> _Directions for this task_:
Omit every picture while repeating the entries exactly.

> _Data excerpts_:

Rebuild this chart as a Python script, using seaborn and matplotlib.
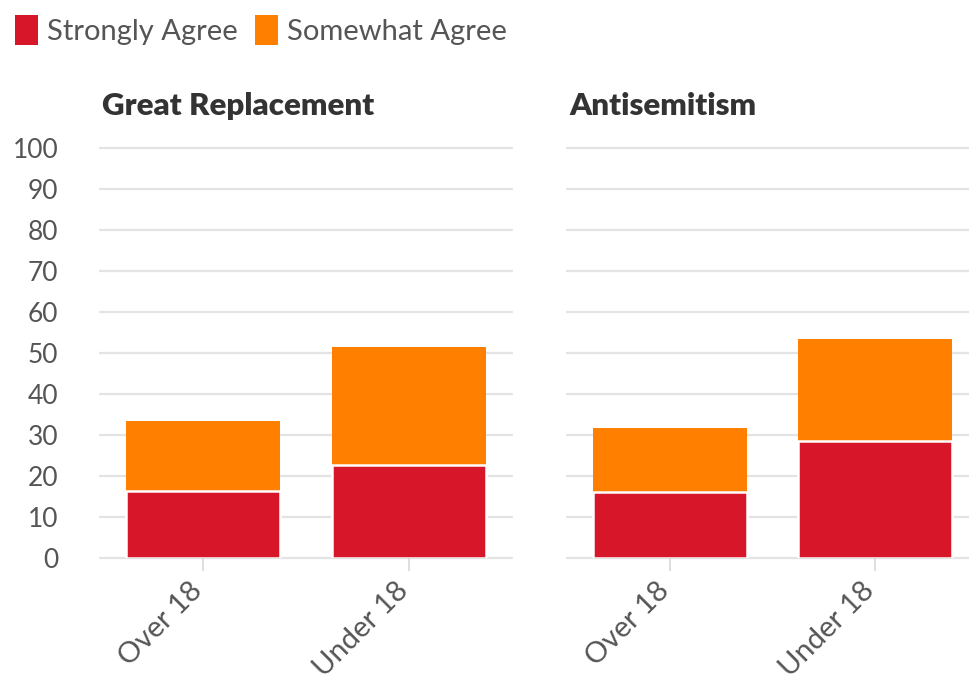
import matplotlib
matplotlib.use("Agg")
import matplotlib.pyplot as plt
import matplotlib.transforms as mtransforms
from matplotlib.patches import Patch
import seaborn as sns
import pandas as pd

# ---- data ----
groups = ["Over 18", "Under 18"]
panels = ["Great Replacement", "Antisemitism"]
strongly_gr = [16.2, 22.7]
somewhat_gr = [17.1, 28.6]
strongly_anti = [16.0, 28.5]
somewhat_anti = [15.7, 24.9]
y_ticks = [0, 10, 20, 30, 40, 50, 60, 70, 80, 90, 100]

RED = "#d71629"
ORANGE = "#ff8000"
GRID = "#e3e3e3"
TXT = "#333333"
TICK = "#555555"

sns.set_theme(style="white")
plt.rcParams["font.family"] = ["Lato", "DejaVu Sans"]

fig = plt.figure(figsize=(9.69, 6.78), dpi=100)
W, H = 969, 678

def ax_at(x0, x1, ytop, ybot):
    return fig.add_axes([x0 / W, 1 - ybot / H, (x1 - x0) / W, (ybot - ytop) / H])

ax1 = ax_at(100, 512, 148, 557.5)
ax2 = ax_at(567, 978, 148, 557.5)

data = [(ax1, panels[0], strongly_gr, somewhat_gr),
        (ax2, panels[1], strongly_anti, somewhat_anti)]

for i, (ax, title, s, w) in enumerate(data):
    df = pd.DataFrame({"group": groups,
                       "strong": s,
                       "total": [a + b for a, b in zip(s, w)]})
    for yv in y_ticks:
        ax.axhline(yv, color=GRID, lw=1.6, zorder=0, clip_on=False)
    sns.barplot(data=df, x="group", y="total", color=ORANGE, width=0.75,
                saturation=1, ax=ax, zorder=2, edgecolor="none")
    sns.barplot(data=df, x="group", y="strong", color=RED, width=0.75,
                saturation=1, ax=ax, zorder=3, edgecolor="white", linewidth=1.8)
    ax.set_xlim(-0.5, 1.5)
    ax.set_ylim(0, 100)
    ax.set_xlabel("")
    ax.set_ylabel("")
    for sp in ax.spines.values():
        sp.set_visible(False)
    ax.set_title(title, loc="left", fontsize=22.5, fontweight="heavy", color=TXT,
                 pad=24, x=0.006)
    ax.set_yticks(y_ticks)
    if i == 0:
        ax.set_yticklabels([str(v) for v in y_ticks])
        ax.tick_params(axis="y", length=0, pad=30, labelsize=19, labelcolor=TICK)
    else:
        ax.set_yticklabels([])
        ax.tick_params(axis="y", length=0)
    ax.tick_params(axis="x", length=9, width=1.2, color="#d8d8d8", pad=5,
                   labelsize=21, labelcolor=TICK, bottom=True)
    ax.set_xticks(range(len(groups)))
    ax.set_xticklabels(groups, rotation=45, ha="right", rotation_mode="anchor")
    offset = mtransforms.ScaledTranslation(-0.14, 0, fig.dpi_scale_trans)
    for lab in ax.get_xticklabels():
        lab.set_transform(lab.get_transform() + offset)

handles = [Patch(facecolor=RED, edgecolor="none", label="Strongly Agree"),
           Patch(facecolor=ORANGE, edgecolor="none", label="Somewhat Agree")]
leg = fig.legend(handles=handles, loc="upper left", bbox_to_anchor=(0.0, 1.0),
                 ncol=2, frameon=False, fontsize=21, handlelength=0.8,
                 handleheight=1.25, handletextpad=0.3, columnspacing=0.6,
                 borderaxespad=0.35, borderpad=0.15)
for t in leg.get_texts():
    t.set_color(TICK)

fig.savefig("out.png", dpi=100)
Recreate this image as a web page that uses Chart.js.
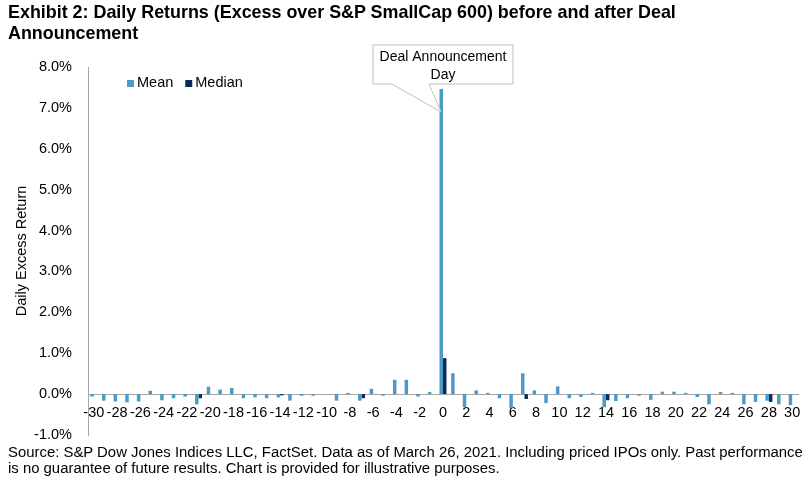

> _Complete answer_:
Rebuild this chart as a Python script, using seaborn and matplotlib.
import matplotlib
matplotlib.use("Agg")
import matplotlib.pyplot as plt
import matplotlib.transforms as mtransforms
from matplotlib.patches import Patch
import seaborn as sns
import pandas as pd

# ---- data ----
groups = ["Over 18", "Under 18"]
panels = ["Great Replacement", "Antisemitism"]
strongly_gr = [16.2, 22.7]
somewhat_gr = [17.1, 28.6]
strongly_anti = [16.0, 28.5]
somewhat_anti = [15.7, 24.9]
y_ticks = [0, 10, 20, 30, 40, 50, 60, 70, 80, 90, 100]

RED = "#d71629"
ORANGE = "#ff8000"
GRID = "#e3e3e3"
TXT = "#333333"
TICK = "#555555"

sns.set_theme(style="white")
plt.rcParams["font.family"] = ["Lato", "DejaVu Sans"]

fig = plt.figure(figsize=(9.69, 6.78), dpi=100)
W, H = 969, 678

def ax_at(x0, x1, ytop, ybot):
    return fig.add_axes([x0 / W, 1 - ybot / H, (x1 - x0) / W, (ybot - ytop) / H])

ax1 = ax_at(100, 512, 148, 557.5)
ax2 = ax_at(567, 978, 148, 557.5)

data = [(ax1, panels[0], strongly_gr, somewhat_gr),
        (ax2, panels[1], strongly_anti, somewhat_anti)]

for i, (ax, title, s, w) in enumerate(data):
    df = pd.DataFrame({"group": groups,
                       "strong": s,
                       "total": [a + b for a, b in zip(s, w)]})
    for yv in y_ticks:
        ax.axhline(yv, color=GRID, lw=1.6, zorder=0, clip_on=False)
    sns.barplot(data=df, x="group", y="total", color=ORANGE, width=0.75,
                saturation=1, ax=ax, zorder=2, edgecolor="none")
    sns.barplot(data=df, x="group", y="strong", color=RED, width=0.75,
                saturation=1, ax=ax, zorder=3, edgecolor="white", linewidth=1.8)
    ax.set_xlim(-0.5, 1.5)
    ax.set_ylim(0, 100)
    ax.set_xlabel("")
    ax.set_ylabel("")
    for sp in ax.spines.values():
        sp.set_visible(False)
    ax.set_title(title, loc="left", fontsize=22.5, fontweight="heavy", color=TXT,
                 pad=24, x=0.006)
    ax.set_yticks(y_ticks)
    if i == 0:
        ax.set_yticklabels([str(v) for v in y_ticks])
        ax.tick_params(axis="y", length=0, pad=30, labelsize=19, labelcolor=TICK)
    else:
        ax.set_yticklabels([])
        ax.tick_params(axis="y", length=0)
    ax.tick_params(axis="x", length=9, width=1.2, color="#d8d8d8", pad=5,
                   labelsize=21, labelcolor=TICK, bottom=True)
    ax.set_xticks(range(len(groups)))
    ax.set_xticklabels(groups, rotation=45, ha="right", rotation_mode="anchor")
    offset = mtransforms.ScaledTranslation(-0.14, 0, fig.dpi_scale_trans)
    for lab in ax.get_xticklabels():
        lab.set_transform(lab.get_transform() + offset)

handles = [Patch(facecolor=RED, edgecolor="none", label="Strongly Agree"),
           Patch(facecolor=ORANGE, edgecolor="none", label="Somewhat Agree")]
leg = fig.legend(handles=handles, loc="upper left", bbox_to_anchor=(0.0, 1.0),
                 ncol=2, frameon=False, fontsize=21, handlelength=0.8,
                 handleheight=1.25, handletextpad=0.3, columnspacing=0.6,
                 borderaxespad=0.35, borderpad=0.15)
for t in leg.get_texts():
    t.set_color(TICK)

fig.savefig("out.png", dpi=100)
Recreate this image as a web page that uses Chart.js.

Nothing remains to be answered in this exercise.